Même à 20 dollars le baril, l'Arabie Saoudite ne baissera pas sa production

Par Nabil Bourassi  |   |  426  mots
Ali al-Naimi, ministre saoudien du pétrole depuis 1995, est considéré comme l'homme le plus influent de l'industrie énergétique.
Le ministre saoudien du pétrole a affirmé que son pays ne changera rien à son rythme de production y compris si le cours du baril baissait à 20 dollars. Il estime que le monde ne reverra plus un brent à 100 dollars.

"Il n'est pas dans l'intérêt des producteurs de l'OPEP de baisser leur production, quel qu'en soit le prix", a déclaré Ali al-Naimi, le ministre saoudien du pétrole. Dans une interview qualifiée par le Financial Times d'"inhabituellement franche", celui qui est considéré comme la figure la plus influente de l'industrie énergétique mondiale a écarté toute baisse de la production de brut y compris si le prix du baril atteignait 20 dollars. "Même s'il descend à 20, 40, 50, 60 dollars, c'est hors-de-propos", a-t-il ajouté.

Le baril à 100 dollars, c'est fini

Ali al-Naimi s'est ainsi confié à la revue spécialisée Middle East Economic Survey qui a publié cette interview lundi 22 décembre. Selon lui, le monde ne devrait pas retrouver un baril de pétrole à 100 dollars, insinuant ainsi que la situation actuelle devrait perdurer sur le long terme.

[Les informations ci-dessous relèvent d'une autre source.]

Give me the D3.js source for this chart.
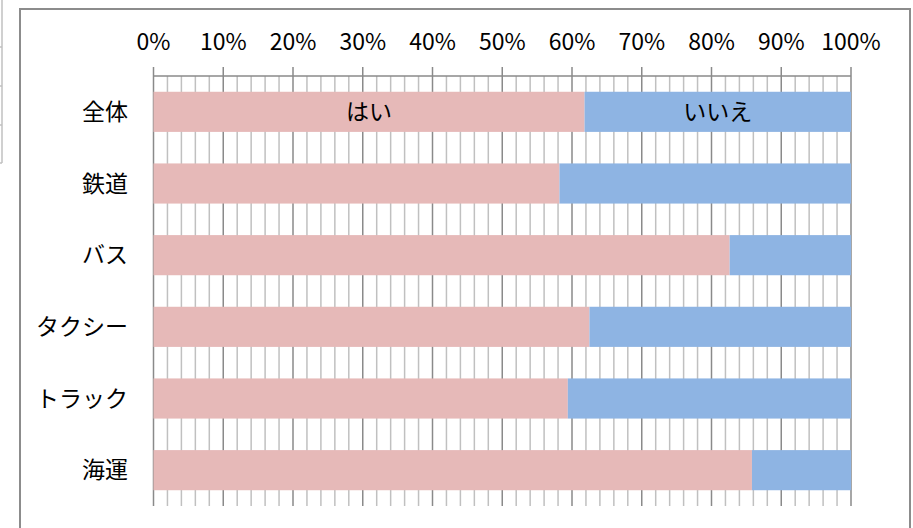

Si l'Arabie Saoudite se mettait à baisser sa production, "les prix repartiraient à la hausse, et les Russes, les Brésiliens et les producteurs américains de pétrole de schiste prendraient notre part", a affirmé le ministre saoudien.

Il a également expliqué que l'Arabie Saoudite comme d'autres pays du Golf pouvait aisément supporter un prix du baril de pétrole extrêmement bas puisque le coût de production est de 4 à 5 dollars pour eux. À l'inverse, le coût de production du pétrole de schiste américain est estimé entre 70 et 80 dollars. "Ils seront blessés avant que nous ressentions la moindre douleur", a-t-il lancé englobant également les forages en arctique, en Afrique de l'Ouest et au Brésil.

Une période alarmante

Pour les analystes, l'Arabie Saoudite est en train de marquer un tournant dans sa stratégie menée depuis les années 1970. Cité par le Financial Times, Jamie Webster, analyste chez IHS Energy explique:

"Nous sommes entrés dans une période alarmante pour le marché du pétrole pour les prochaines années, nous allons devoir nous habituer à beaucoup de volatilité."

Depuis juin, le cours du brent a perdu près de 50% de sa valeur. Il est ainsi passé de 113 dollars le baril à 60 dollars aujourd'hui, voire moins de 55 dollars ces dernières semaines, soit des niveaux jamais vus depuis le plus haut de la crise financière en 2009. Pour expliquer cette chute, les analystes estiment que les mauvaises perspectives vont faire baisser la demande, tandis que le monde dispose d'une offre abondante notamment avec le boom de la production du pétrole de schiste américain. D'autres, enfin, expliquent que la hausse du dollar tire les cours du pétrole vers le bas.